August 18, 2014

Embedded MapReduce with Flambo

I recently stumbled across a neat library called Flambo. Flambo is a clojure wrapper for Spark, and it does a really great job keeping everything nice and Clojure-y. I wanted to show you so you can enjoy it too!

Let’s look at an example. A word-count example! We have a huge file and we want to count word frequencies. I used the news.2010.en.shuffled from the training-monolingual.tgz archive available from https://code.google.com/p/1-billion-word-language-modeling-benchmark/

We’ll share some utility functions between our non-flambo version and the flambo one:

(defn lower-case [w] (.toLowerCase w))
(defn split-line [line]
  (filter (comp not empty?)
          (map lower-case (s/split line #"[^a-zA-z]+"))))

(defn write-result [filename wordmap]
  (let [writer (io/writer filename)]
    (doseq [[word cnt] wordmap]
            (csv/write-csv writer [[word cnt]]))))

We want to be sensitive to memory usage, so first, let’s see how the reducers version looks:


;; With reducers

; A combiner for use with fold.
(defn combine-fn
  ([] {})
  ([m1 m2] (merge-with + m1 m2)))

(defn reducer-word-count [filename]
  (->> (io/reader filename)
       (line-seq)            ; Read the lines
       (r/mapcat split-line) ; Get a stream of words
       (r/fold               ; Count them up
         combine-fn
         (fn [results word]
           (update-in results [word] (fnil inc 0))))
       (write-result "output-reducers.csv")))

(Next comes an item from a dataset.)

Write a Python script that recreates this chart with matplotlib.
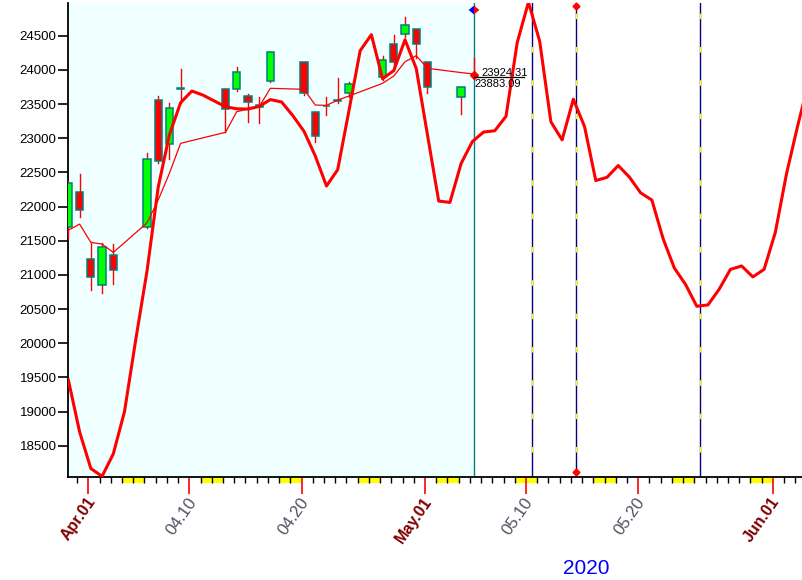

I think we did pretty good here. Line-seq with io/reader is lazy, and so should not try to read the whole thing at once. Using reducers’ mapcat won’t trigger a full evaluation either, and fold will automatically parallelize the operation (although io is probably the bottleneck).

This implementation works great on smaller files, but hangs and then crashes on the 2gb text file, at least in my tests. So obviously we need to do something else.

Enter flambo:

;; With flambo

(def c (-> (conf/spark-conf)
           (conf/master "local[8]") ; 8 partitions
           (conf/app-name "flambo_test")))

(def sc (f/spark-context c))

(defn flambo-word-count [filename]
    (-> (f/text-file sc filename)
        (f/flat-map (f/fn [line] (split-line line)))
        (f/map (f/fn [word] [word 1]))
        (f/count-by-key)
        (->> (write-result "output-flambo.csv"))))

On a dataset of 2000 lines, reducers took 400ms while flambo took about 1.5s. On 100,000 lines, both took around 8 seconds. For the full 17.6 million lines, for the full dataset, flambo took around 900 seconds to do the whole thing, which is a lot better than crashing.

So hey, that’s pretty great! No need to set up a spark or hadoop cluster to get your wordcount rolling, or to start testing. The syntax compares very favorably to Scala (disclaimer, I did not run or test this):

def flamboWordCount(filename:String):Unit {
    val result = sc.textFile(filename)
                    .flatMap((line) => splitLine(line))
                    .map((word) => Tuple2(word, 1))
                    .countByKey();

    writeResult("output-flambo.csv", result)
}

But, in flambo, you can even use a repl and live-code your map-reduce job (probably with some smaller sample data). That’s a lot more fun than compiling a job and submitting it to Spark between each round of debugging, isn’t it?

Of course, Flambo offers the ability to submit jobs to an existing Spark cluster too. Just use lein uberjar to create a jar and submit to Spark as usual (you’ll probably want to gen-class for this).

If you like Clojure, and you need to do some large-scale data processing, you should definitely take Flambo for a spin.